### Requirements
Set the lines down again exactly, first line through the line that contains "const quarterStep = 0.25;", with no pictures.

### Data shown
***

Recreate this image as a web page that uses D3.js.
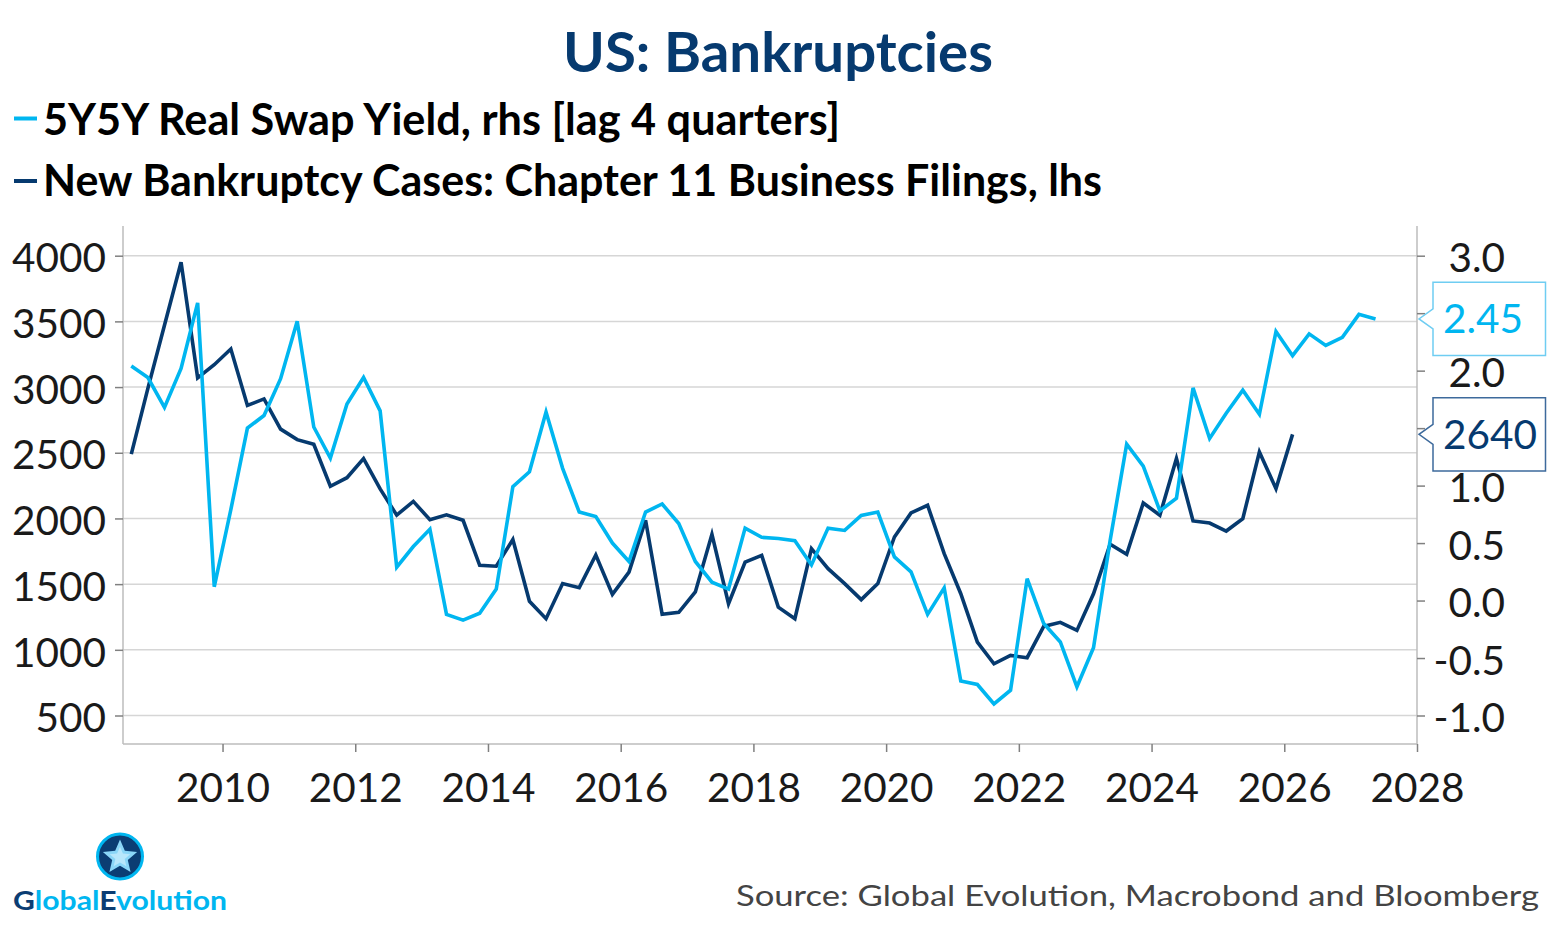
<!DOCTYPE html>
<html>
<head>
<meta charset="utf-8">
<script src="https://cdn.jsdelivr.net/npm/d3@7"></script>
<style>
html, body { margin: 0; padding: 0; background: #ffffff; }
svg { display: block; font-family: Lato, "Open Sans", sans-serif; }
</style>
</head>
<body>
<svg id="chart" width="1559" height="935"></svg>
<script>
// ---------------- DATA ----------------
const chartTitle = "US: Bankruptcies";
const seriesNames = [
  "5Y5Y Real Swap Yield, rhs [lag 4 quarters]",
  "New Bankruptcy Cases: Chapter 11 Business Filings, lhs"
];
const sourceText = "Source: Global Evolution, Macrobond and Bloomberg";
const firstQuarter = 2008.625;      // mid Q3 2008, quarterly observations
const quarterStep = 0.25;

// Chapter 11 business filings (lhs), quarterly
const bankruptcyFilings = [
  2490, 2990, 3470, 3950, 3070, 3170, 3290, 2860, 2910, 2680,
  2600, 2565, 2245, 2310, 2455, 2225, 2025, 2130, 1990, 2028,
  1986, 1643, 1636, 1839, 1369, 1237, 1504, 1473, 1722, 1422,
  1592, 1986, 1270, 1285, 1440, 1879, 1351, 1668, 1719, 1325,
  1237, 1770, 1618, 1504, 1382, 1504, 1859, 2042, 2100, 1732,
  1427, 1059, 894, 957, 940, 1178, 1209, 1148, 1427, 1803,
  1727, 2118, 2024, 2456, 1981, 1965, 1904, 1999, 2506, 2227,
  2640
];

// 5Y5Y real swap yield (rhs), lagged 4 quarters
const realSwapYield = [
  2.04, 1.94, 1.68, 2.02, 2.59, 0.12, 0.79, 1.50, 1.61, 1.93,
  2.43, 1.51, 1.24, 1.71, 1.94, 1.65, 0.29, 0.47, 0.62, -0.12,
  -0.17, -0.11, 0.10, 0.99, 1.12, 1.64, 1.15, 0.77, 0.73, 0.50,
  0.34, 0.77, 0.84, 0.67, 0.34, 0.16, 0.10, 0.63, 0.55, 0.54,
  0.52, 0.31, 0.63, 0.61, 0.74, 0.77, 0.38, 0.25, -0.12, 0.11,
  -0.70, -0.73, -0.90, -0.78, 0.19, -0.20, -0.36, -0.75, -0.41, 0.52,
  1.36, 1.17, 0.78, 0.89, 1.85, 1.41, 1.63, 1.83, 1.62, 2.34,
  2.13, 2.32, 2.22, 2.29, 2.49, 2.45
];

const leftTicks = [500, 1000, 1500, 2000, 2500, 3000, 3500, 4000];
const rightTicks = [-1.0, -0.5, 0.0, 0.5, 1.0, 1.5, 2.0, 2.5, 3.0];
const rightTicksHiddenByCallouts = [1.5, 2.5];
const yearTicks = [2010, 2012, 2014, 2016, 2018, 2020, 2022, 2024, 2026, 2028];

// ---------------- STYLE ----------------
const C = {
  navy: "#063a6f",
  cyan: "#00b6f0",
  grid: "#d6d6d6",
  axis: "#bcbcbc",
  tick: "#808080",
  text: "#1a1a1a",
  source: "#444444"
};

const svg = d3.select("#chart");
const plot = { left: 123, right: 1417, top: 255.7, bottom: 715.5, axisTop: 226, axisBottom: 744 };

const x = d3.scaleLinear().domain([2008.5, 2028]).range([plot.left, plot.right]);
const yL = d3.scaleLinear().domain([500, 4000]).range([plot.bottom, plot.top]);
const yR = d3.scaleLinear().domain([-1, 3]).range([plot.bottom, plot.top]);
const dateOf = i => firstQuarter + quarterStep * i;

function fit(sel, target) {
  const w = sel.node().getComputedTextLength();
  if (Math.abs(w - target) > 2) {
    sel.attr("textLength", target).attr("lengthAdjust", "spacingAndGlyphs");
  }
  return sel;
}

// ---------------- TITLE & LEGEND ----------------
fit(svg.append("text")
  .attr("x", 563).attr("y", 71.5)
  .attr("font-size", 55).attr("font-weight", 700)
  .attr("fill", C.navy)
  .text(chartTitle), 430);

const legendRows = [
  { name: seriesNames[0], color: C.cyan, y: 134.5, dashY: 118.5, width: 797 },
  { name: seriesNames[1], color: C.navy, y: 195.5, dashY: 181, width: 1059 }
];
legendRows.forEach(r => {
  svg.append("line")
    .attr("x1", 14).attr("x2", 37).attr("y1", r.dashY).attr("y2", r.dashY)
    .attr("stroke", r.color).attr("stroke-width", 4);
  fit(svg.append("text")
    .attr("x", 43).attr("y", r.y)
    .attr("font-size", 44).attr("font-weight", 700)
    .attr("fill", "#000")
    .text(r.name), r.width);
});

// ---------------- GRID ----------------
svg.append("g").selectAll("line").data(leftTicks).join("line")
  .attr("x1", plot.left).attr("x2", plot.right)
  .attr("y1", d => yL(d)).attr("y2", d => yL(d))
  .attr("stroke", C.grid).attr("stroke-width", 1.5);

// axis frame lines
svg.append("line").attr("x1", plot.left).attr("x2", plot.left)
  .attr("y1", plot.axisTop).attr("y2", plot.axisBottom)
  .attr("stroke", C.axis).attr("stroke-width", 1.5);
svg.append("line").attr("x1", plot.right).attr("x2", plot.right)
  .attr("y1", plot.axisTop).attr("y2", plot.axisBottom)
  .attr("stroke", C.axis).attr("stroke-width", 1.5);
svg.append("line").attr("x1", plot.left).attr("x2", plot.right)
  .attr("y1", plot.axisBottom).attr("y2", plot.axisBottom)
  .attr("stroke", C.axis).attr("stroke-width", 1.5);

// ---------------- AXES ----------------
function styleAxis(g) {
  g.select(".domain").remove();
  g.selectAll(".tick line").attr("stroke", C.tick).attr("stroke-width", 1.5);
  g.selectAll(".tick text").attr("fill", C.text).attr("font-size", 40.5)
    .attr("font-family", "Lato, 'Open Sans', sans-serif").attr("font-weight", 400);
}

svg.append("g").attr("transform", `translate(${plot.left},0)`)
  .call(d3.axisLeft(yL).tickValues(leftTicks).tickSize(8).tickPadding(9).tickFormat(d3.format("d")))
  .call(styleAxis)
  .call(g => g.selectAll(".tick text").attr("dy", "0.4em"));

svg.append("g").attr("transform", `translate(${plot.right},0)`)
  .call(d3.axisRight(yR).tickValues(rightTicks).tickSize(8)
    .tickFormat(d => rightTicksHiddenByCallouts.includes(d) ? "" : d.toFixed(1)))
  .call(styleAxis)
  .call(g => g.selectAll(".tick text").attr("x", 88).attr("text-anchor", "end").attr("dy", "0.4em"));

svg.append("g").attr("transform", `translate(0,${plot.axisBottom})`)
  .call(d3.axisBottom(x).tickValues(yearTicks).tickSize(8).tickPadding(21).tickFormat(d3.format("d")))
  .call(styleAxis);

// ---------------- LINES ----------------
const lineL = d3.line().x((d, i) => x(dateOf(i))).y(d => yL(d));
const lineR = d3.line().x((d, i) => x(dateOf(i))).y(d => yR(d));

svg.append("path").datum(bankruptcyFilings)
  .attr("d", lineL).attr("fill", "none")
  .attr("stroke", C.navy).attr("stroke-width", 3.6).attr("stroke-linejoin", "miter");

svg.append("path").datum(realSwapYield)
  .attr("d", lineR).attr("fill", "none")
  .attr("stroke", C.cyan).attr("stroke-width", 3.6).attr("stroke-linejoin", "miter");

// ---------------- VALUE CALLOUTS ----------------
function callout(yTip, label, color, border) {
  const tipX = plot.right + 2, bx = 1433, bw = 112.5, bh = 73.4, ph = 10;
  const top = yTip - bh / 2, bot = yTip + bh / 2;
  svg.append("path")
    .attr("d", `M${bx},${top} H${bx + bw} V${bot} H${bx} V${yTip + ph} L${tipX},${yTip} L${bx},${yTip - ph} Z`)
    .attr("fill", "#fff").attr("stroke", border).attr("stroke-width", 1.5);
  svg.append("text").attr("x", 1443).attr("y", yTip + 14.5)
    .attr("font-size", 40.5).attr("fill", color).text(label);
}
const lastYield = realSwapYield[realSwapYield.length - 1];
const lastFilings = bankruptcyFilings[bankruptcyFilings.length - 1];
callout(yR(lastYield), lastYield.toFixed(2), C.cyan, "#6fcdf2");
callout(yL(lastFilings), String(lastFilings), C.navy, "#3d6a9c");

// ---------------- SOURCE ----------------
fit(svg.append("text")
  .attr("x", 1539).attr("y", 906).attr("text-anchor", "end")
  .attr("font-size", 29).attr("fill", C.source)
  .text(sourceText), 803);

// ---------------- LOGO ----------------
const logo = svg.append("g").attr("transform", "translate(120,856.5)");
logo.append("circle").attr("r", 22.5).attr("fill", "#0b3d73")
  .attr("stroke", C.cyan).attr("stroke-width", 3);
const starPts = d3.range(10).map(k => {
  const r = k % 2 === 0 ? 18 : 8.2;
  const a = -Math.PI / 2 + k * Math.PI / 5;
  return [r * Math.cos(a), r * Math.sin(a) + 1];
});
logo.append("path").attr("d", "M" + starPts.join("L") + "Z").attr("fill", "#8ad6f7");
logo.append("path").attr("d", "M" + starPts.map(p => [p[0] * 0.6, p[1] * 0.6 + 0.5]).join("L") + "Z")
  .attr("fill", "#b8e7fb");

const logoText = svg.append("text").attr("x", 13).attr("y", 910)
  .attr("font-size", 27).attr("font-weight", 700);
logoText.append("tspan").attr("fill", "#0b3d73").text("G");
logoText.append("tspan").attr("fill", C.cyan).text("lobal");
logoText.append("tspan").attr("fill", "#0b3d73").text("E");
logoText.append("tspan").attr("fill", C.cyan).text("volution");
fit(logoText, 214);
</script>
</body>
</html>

***

### Exercise answer
Recreate this image as a web page that uses D3.js.
<!DOCTYPE html>
<html>
<head>
<meta charset="utf-8">
<script src="https://cdn.jsdelivr.net/npm/d3@7"></script>
<style>
html, body { margin: 0; padding: 0; background: #ffffff; }
svg { display: block; font-family: Lato, "Open Sans", sans-serif; }
</style>
</head>
<body>
<svg id="chart" width="1559" height="935"></svg>
<script>
// ---------------- DATA ----------------
const chartTitle = "US: Bankruptcies";
const seriesNames = [
  "5Y5Y Real Swap Yield, rhs [lag 4 quarters]",
  "New Bankruptcy Cases: Chapter 11 Business Filings, lhs"
];
const sourceText = "Source: Global Evolution, Macrobond and Bloomberg";
const firstQuarter = 2008.625;      // mid Q3 2008, quarterly observations
const quarterStep = 0.25;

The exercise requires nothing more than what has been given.